Joseph Gordon-Levitt goes all out in clever, thrilling ‘Premium Rush’
This is not the time of the year when you expect quality entertainment at the multiplex. This is the time of year when the last of the summer blockbusters are finishing their run and movie companies are dumping their leftovers on the big screen while the top quality Oscar-hunting movies are waiting in the wings for the end-of-the-year prestige slots.
That explains why the off-the-hook adrenaline surge provided by David Koepp’s Premium Rush is such an unexpected treat. Joseph Gordon-Levitt and Michael Shannon face off in what is essentially a 90-minute chase layered with flashbacks that cleverly fill in the details with Pulp Fiction-esque precision, building an emotional component that gives the chase unexpected gravity.
In combination with everything you want in a chase -- death defying detours, you-are-there camera angles and just the right amount of humor -- Premium Rush takes the standard components of a by-the-book action flick and throws that book out the window.
Gordon-Levitt is Wilee, a bike messenger who defies death daily with a big fat grin on his face because he is just having so much fun playing peak-a-boo with angry cabbies and two-wheel cops. On the afternoon we are introduced to this playful daredevil, it won’t just be cabbies, red lights (his bike has no brakes) and inconvenient one-way streets that make his job such a challenge to his continued good health.
He picks-up an envelope that means everything to a dirty cop (Michael Shannon) with a gambling problem and serious anger management issues. When the cop’s strong arm tactics and abuse of his badge fail to entice Wilee into handing over the envelope, the chase is on.
Koepp is better known as a screenwriter (Spider-Man, Mission Impossible, Jurassic Park), and his previous directorial efforts (Stir of Echoes, Secret Window) didn’t suggest he could ever direct one of his own screenplays with such a deft touch.
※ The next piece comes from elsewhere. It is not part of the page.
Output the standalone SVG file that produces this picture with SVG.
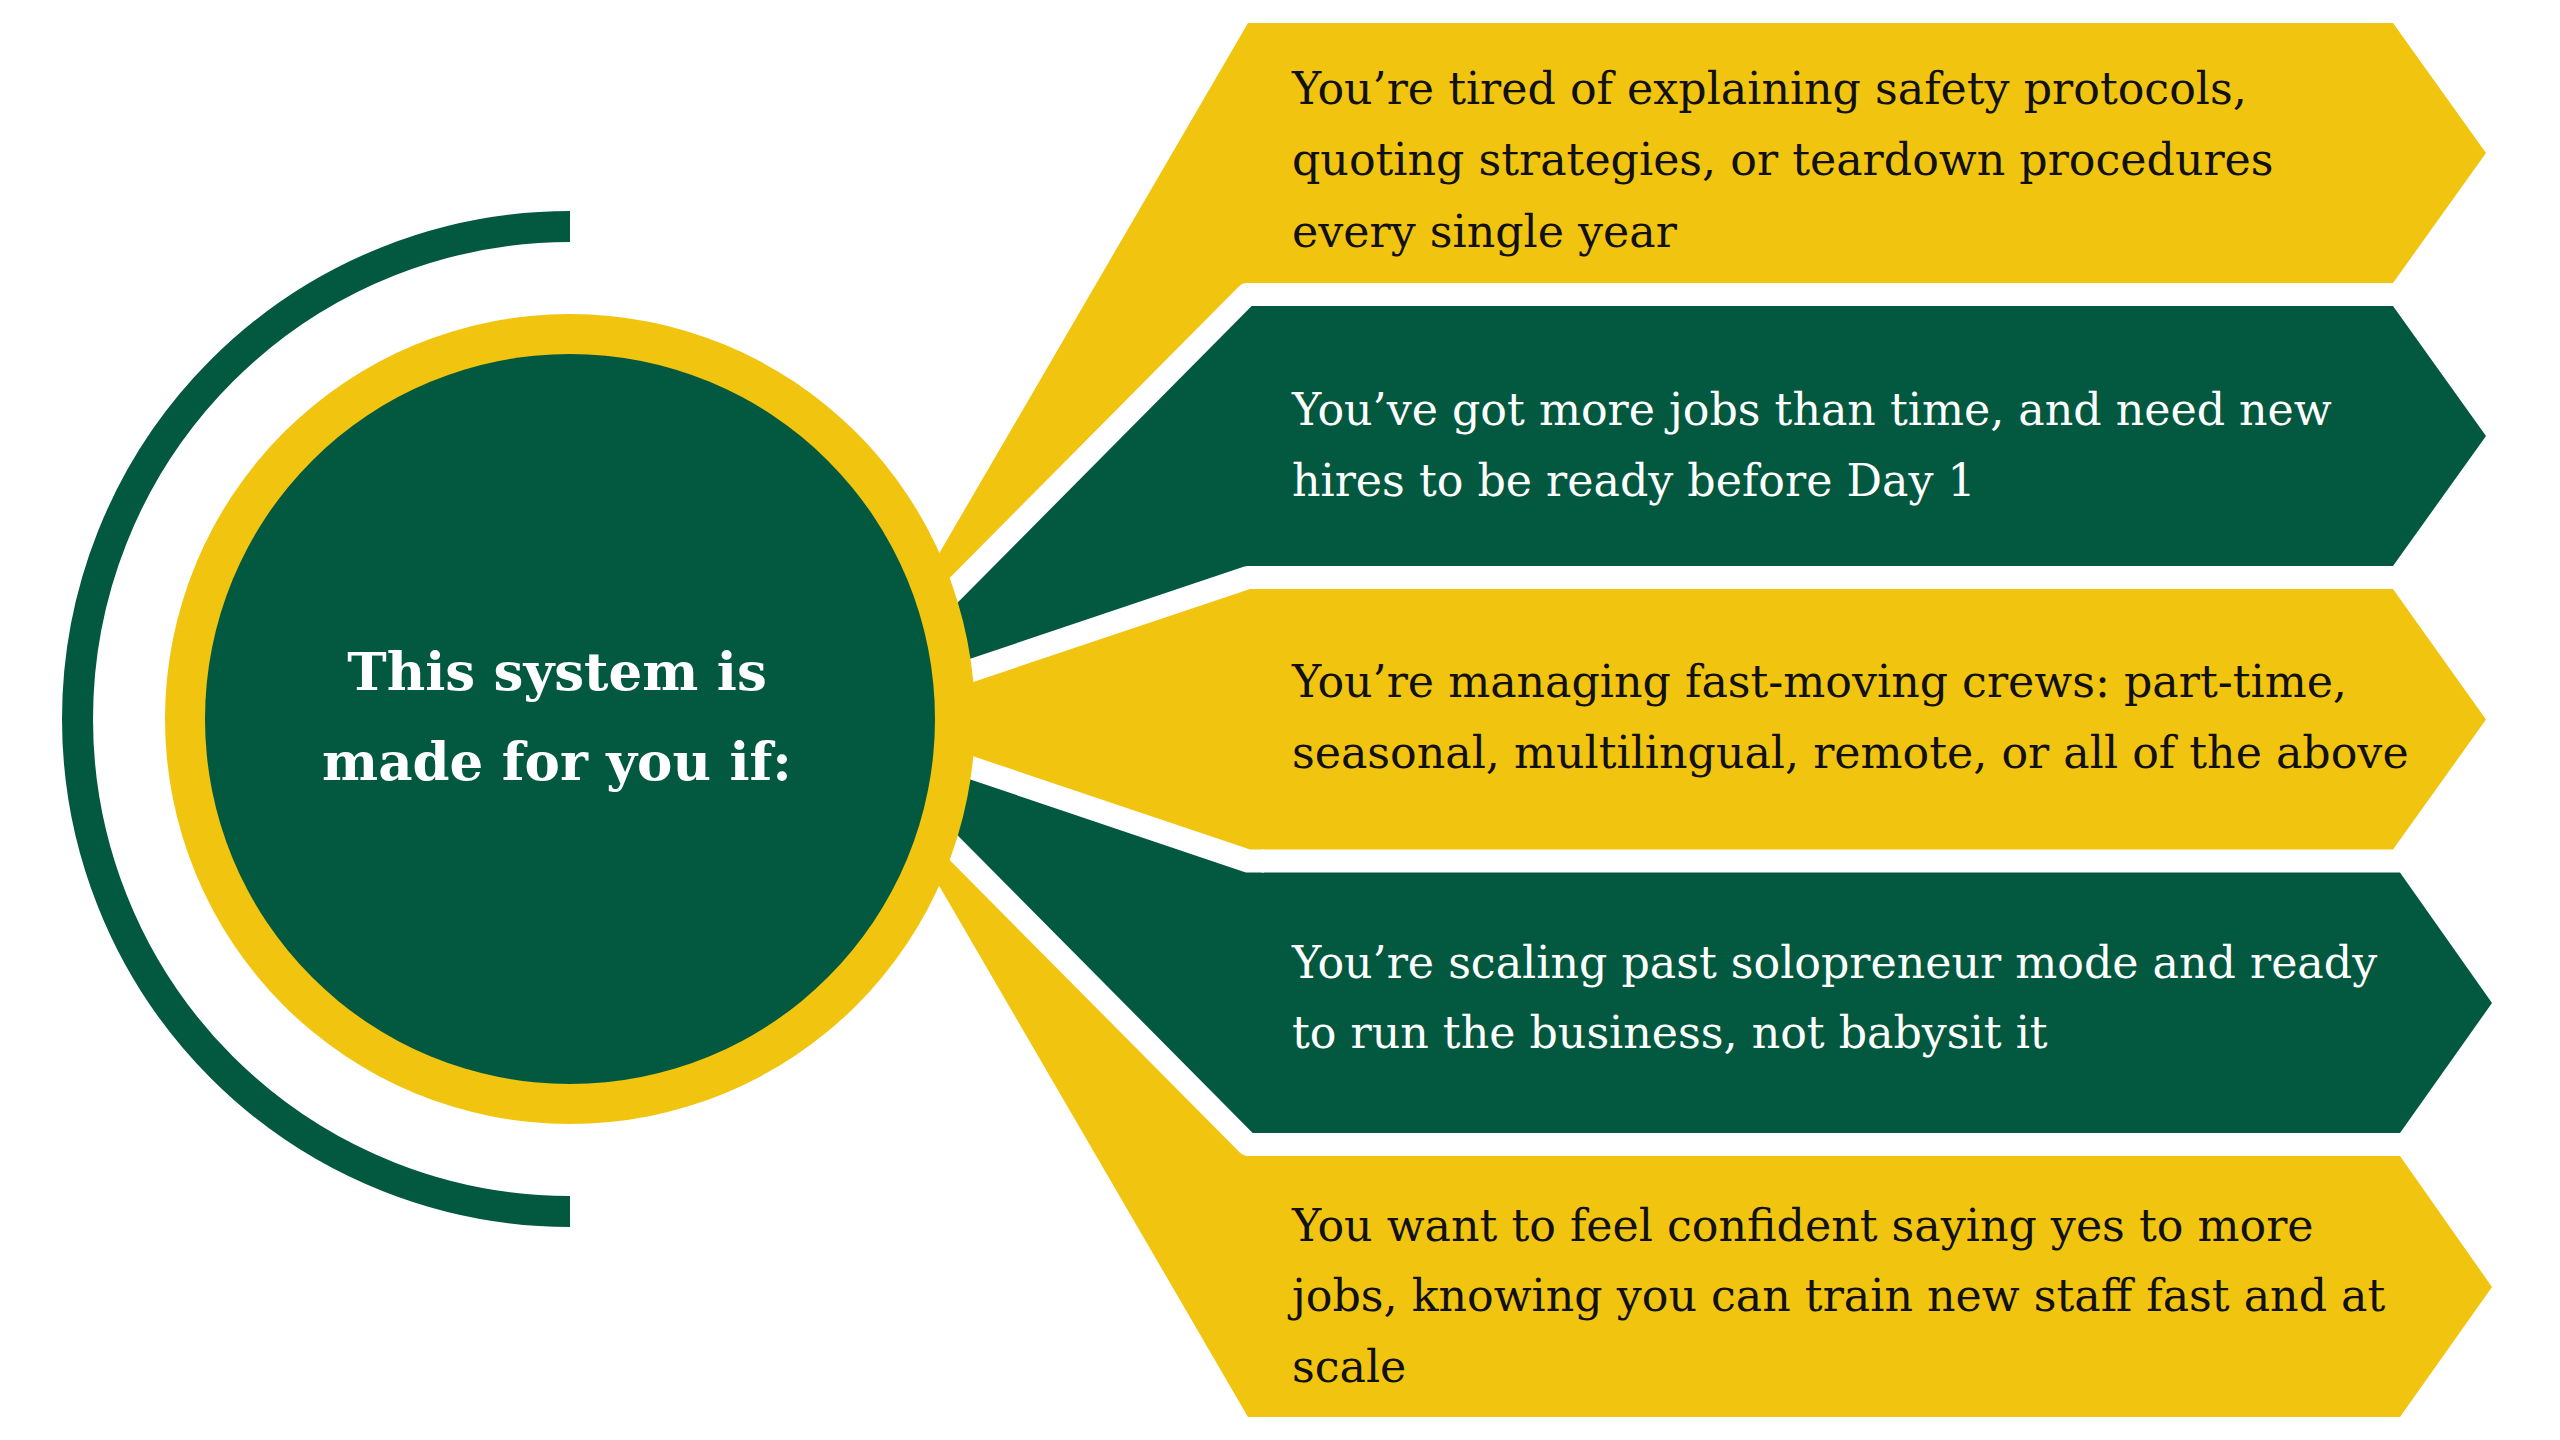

The use of the flashbacks/flash forward technique is always tricky, but except for the aforementioned Pulp Fiction, I can’t think of a movie that better utilizes the narrative-challenging style better.
When flashbacks make a movie even faster and give us insight into the characters and their actions, that is a rare and wondrous feat.
When I saw Brick and several years later, The Lookout, I made myself a movie-going rule – always trust Joseph Gordon-Levitt’s judgment. He knows what works for him, be it big event projects (Inception) or the small scale indie movies that have served him well (500 Days of Summer, 50/50). This is shaping up as a vintage Gordon-Levitt year with The Dark Knight Rises, Premium Rush and in the few weeks, Looper, the opening night film at this year’s Toronto Film Festival.
He kills it in a genre that doesn’t normally provide a chance to stretch one’s acting chops.
Michael Shannon is the current go-to guy when it comes to over-the-top whack jobs (Take Shelter, Boardwalk Empire) but he brings a different edge to these roles each time. Here he is terrifying yet with an unexpected, edgy humor.
The rest of the supporting is nicely filled in with Dania Ramirez as Wilee’s fellow biker and love interest Vanessa, Wole Parks as his work rival Manny and Jamie Chung as Nima, the customer whose letter instigates the action.
Premium Rush is the first selection on my Top 10 list for 2012.
Premium Rush ***1/2 (out of four)
Written & directed by David Koepp; rated PG-13.